Zumahlen sich aber / Vierdtens / bezeuget / daß der Metzger Krauß / der Haubt-Rädlführer / welcher / denen Rechten gemäß / auch in schwäre Straff verfallen / diter aber dermahlen nicht zu verhafft kommen / und nicht wissend ist / ob nicht selber / bey Occupirung der Stadt / massacrirt worden / oder in der Flucht in der Altmühl ertruncken.
Als wollen Wir / falls sein Cörper gefunden wurde / daß selber in Loco geviertheilt / und in allen 4. Rend-Aembtern ein Theil davon / an denen gewöhnlichen Orthen / durch den Scharffrichter auffgehenckt: da aber der Cörper nicht zufinden / in effigie verfahren / dessen Hauß / und anligende Grund-Stuck / durch vorermeldte ad opus publicum condemnir- te Gesellen / nidergerissen / und der Erden gleich gemacht / auch auff dem Grund ein Galgen gesetzet werde; welche Meinung es allerdings hat mit jenen / so diesen Bößwicht verbergen / und darüber erhascht wurden.

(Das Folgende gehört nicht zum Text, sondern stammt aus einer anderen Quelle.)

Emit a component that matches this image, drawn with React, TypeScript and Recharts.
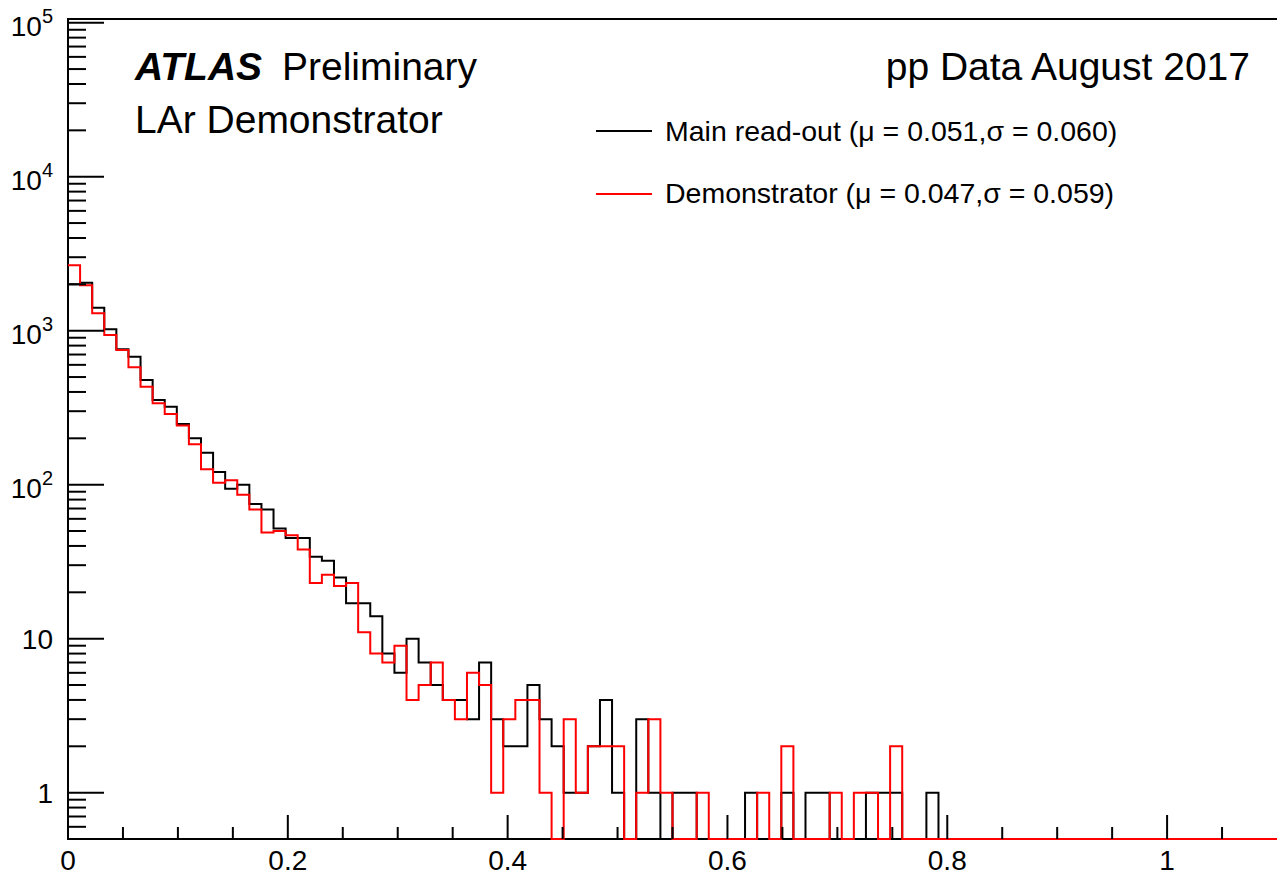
import { LineChart, Line, XAxis, YAxis } from 'recharts';

// bin width of the histogram (100 bins from 0 to 1.1)
const binWidth = 0.011;

const mainReadout = [
  2000, 2050, 1410, 1020, 757, 678, 478, 355, 321, 248,
  200, 161, 121, 94, 100, 75, 69, 52, 45, 45,
  34, 32, 25, 17, 17, 14, 8, 6, 10, 7,
  5, 4, 4, 3, 7, 3, 2, 2, 5, 3,
  2, 1, 1, 2, 4, 1, 0, 3, 1, 0,
  1, 1, 0, 0, 0, 0, 1, 0, 0, 1,
  0, 1, 1, 0, 0, 0, 1, 1, 1, 0,
  0, 1, 0, 0, 0, 0, 0, 0, 0, 0,
  0, 0, 0, 0, 0, 0, 0, 0, 0, 0,
  0, 0, 0, 0, 0, 0, 0, 0, 0, 0,
];

const demonstrator = [
  2660, 1970, 1300, 937, 750, 578, 433, 338, 288, 242,
  183, 126, 103, 107, 86, 69, 49, 50, 47, 38,
  23, 26, 22, 23, 11, 8, 7, 9, 4, 5,
  7, 4, 3, 6, 5, 1, 3, 4, 4, 1,
  0, 3, 1, 2, 2, 2, 0, 1, 3, 1,
  0, 0, 1, 0, 0, 0, 0, 1, 0, 2,
  0, 0, 0, 1, 0, 1, 1, 0, 2, 0,
  0, 0, 0, 0, 0, 0, 0, 0, 0, 0,
  0, 0, 0, 0, 0, 0, 0, 0, 0, 0,
  0, 0, 0, 0, 0, 0, 0, 0, 0, 0,
];

const yMajorTicks = [1, 10, 100, 1000, 10000, 100000];
const yTickBase = ['1', '10', '10', '10', '10', '10'];
const yTickExp = ['', '', '2', '3', '4', '5'];
const yMinorMultiples = [2, 3, 4, 5, 6, 7, 8, 9];

const xMajorTicks = [0, 0.2, 0.4, 0.6, 0.8, 1];
const xTickLabels = ['0', '0.2', '0.4', '0.6', '0.8', '1'];
const xMinorTicks = [0.05, 0.1, 0.15, 0.25, 0.3, 0.35, 0.45, 0.5, 0.55, 0.65, 0.7, 0.75, 0.85, 0.9, 0.95, 1.05];

const Y_MIN = 0.5;
const Y_MAX = 105700;
const X_MAX = 1.1;

const W = 1277;
const H = 877;
const PLOT_LEFT = 68;
const PLOT_TOP = 19;
const PLOT_BOTTOM = 839;
const FONT = '"Liberation Sans", Arial, Helvetica, sans-serif';

// log axis can't show empty bins, ROOT puts them on the frame floor
const floor = (v: number) => Math.max(v, Y_MIN);

const data = mainReadout.map((v, i) => ({
  x: i * binWidth,
  main: floor(v),
  demo: floor(demonstrator[i]),
}));
data.push({
  x: X_MAX,
  main: floor(mainReadout[mainReadout.length - 1]),
  demo: floor(demonstrator[demonstrator.length - 1]),
});

const yTicks: number[] = [];
[0.1, 1, 10, 100, 1000, 10000].forEach((d) => {
  yMinorMultiples.forEach((m) => {
    const v = +(m * d).toPrecision(3);
    if (v >= Y_MIN && v <= Y_MAX) yTicks.push(v);
  });
});
yMajorTicks.forEach((v) => yTicks.push(v));
yTicks.sort((a, b) => a - b);

const xTicks = [...xMajorTicks, ...xMinorTicks].sort((a, b) => a - b);

function YTick(props: any) {
  const { y, payload } = props;
  const idx = yMajorTicks.indexOf(payload.value);
  const major = idx >= 0;
  return (
    <g>
      <line
        x1={PLOT_LEFT}
        x2={PLOT_LEFT + (major ? 36 : 18)}
        y1={y}
        y2={y}
        stroke="#000"
        strokeWidth={2}
      />
      {major && yTickExp[idx] === '' && (
        <text x={53} y={y + 10} textAnchor="end" fontSize={28} fontFamily={FONT} fill="#000">
          {yTickBase[idx]}
        </text>
      )}
      {major && yTickExp[idx] !== '' && (
        <text x={53} y={y + 13} textAnchor="end" fontSize={28} fontFamily={FONT} fill="#000">
          {yTickBase[idx]}
          <tspan fontSize={20} dy={-13}>
            {yTickExp[idx]}
          </tspan>
        </text>
      )}
    </g>
  );
}

function XTick(props: any) {
  const { x, payload } = props;
  const idx = xMajorTicks.findIndex((t) => Math.abs(t - payload.value) < 1e-6);
  const major = idx >= 0;
  return (
    <g>
      <line
        x1={x}
        x2={x}
        y1={PLOT_BOTTOM}
        y2={PLOT_BOTTOM - (major ? 24 : 12)}
        stroke="#000"
        strokeWidth={2}
      />
      {major && (
        <text x={x} y={870} textAnchor="middle" fontSize={28} fontFamily={FONT} fill="#000">
          {xTickLabels[idx]}
        </text>
      )}
    </g>
  );
}

// frame drawn under the chart so the histograms sit on top of it, like ROOT
function Frame() {
  return (
    <svg width={W} height={H} style={{ position: 'absolute', left: 0, top: 0 }}>
      <g stroke="#000" strokeWidth={2}>
        <line x1={PLOT_LEFT} x2={W + 2} y1={PLOT_TOP} y2={PLOT_TOP} />
        <line x1={PLOT_LEFT} x2={W + 2} y1={PLOT_BOTTOM} y2={PLOT_BOTTOM} />
        <line x1={PLOT_LEFT} x2={PLOT_LEFT} y1={PLOT_TOP - 1} y2={PLOT_BOTTOM + 1} />
      </g>
    </svg>
  );
}

function Labels() {
  return (
    <svg
      width={W}
      height={H}
      style={{ position: 'absolute', left: 0, top: 0, pointerEvents: 'none' }}
    >
      <g fontFamily={FONT} fill="#000">
        <text x={135} y={80} fontSize={39} fontWeight="bold" fontStyle="italic">
          ATLAS
        </text>
        <text x={282} y={80} fontSize={39}>
          Preliminary
        </text>
        <text x={135} y={133} fontSize={39}>
          LAr Demonstrator
        </text>
        <text x={1250} y={80} fontSize={39} textAnchor="end">
          pp Data August 2017
        </text>

        <line x1={596} x2={652} y1={131} y2={131} stroke="#000" strokeWidth={2} />
        <text x={665} y={141} fontSize={28.5}>
          Main read-out (μ = 0.051,σ = 0.060)
        </text>
        <line x1={596} x2={652} y1={194} y2={194} stroke="#ff0000" strokeWidth={2} />
        <text x={665} y={203} fontSize={28.5}>
          Demonstrator (μ = 0.047,σ = 0.059)
        </text>
      </g>
    </svg>
  );
}

export default function App() {
  return (
    <div style={{ position: 'absolute', left: 0, top: 0, width: W, height: H, background: '#fff', overflow: 'hidden' }}>
      <Frame />
      <div style={{ position: 'absolute', left: 0, top: 0 }}>
        <LineChart
          width={W}
          height={H}
          data={data}
          margin={{ top: PLOT_TOP, right: 0, bottom: 0, left: 0 }}
        >
          <XAxis
            dataKey="x"
            type="number"
            domain={[0, X_MAX]}
            ticks={xTicks}
            interval={0}
            tick={<XTick />}
            tickLine={false}
            axisLine={false}
            height={H - PLOT_BOTTOM}
          />
          <YAxis
            type="number"
            scale="log"
            domain={[Y_MIN, Y_MAX]}
            ticks={yTicks}
            interval={0}
            tick={<YTick />}
            tickLine={false}
            axisLine={false}
            width={PLOT_LEFT}
          />
          <Line
            type="stepAfter"
            dataKey="main"
            stroke="#000"
            strokeWidth={2}
            dot={false}
            activeDot={false}
            isAnimationActive={false}
          />
          <Line
            type="stepAfter"
            dataKey="demo"
            stroke="#ff0000"
            strokeWidth={2}
            dot={false}
            activeDot={false}
            isAnimationActive={false}
          />
        </LineChart>
      </div>
      <Labels />
    </div>
  );
}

Gleich wie aber von disem geschöpfften Urtheil und Execution / jene eximiret seynd / welche erweißlichen beybringen können / daß sie mit würcklicher Gewalt Anlegung (so aber keines weegs auff die / in denen / von denen Rebellanten herumbgeschickten Patenten / außgeworffene Betrohungen / sondern allein auff den Actual-Zwang den Verstand hat) zum Mitgehen gezwungen worden; also auch seynd die bekandliche Rädelführer / abgedanckte Bäyrische / oder auß Unsern Diensten außgerissene Soldaten unter das Loß nicht zunehmen / sondern gegen selbe sogleich mit der Straff des Strangs zuverfahren.
Fünfftens ist die weitere Verordnung geschehen / daß Unsere in Kellheimb gelegene Militz nacher Jngolstadt arrestirlich gelieffert / und gegen selber ebenfalß daß fallende Kriegs-Recht vollzögen werde. Welches alles dann von Puncten zu Puncten zu exequiren ist; woran sich jedermäniglich zuspiegeln / und gleich wohl sich selbsten von disen wohlverdienten Straffen zu gewahrnen wissen wird.
Geben in München den 20. December / 1705.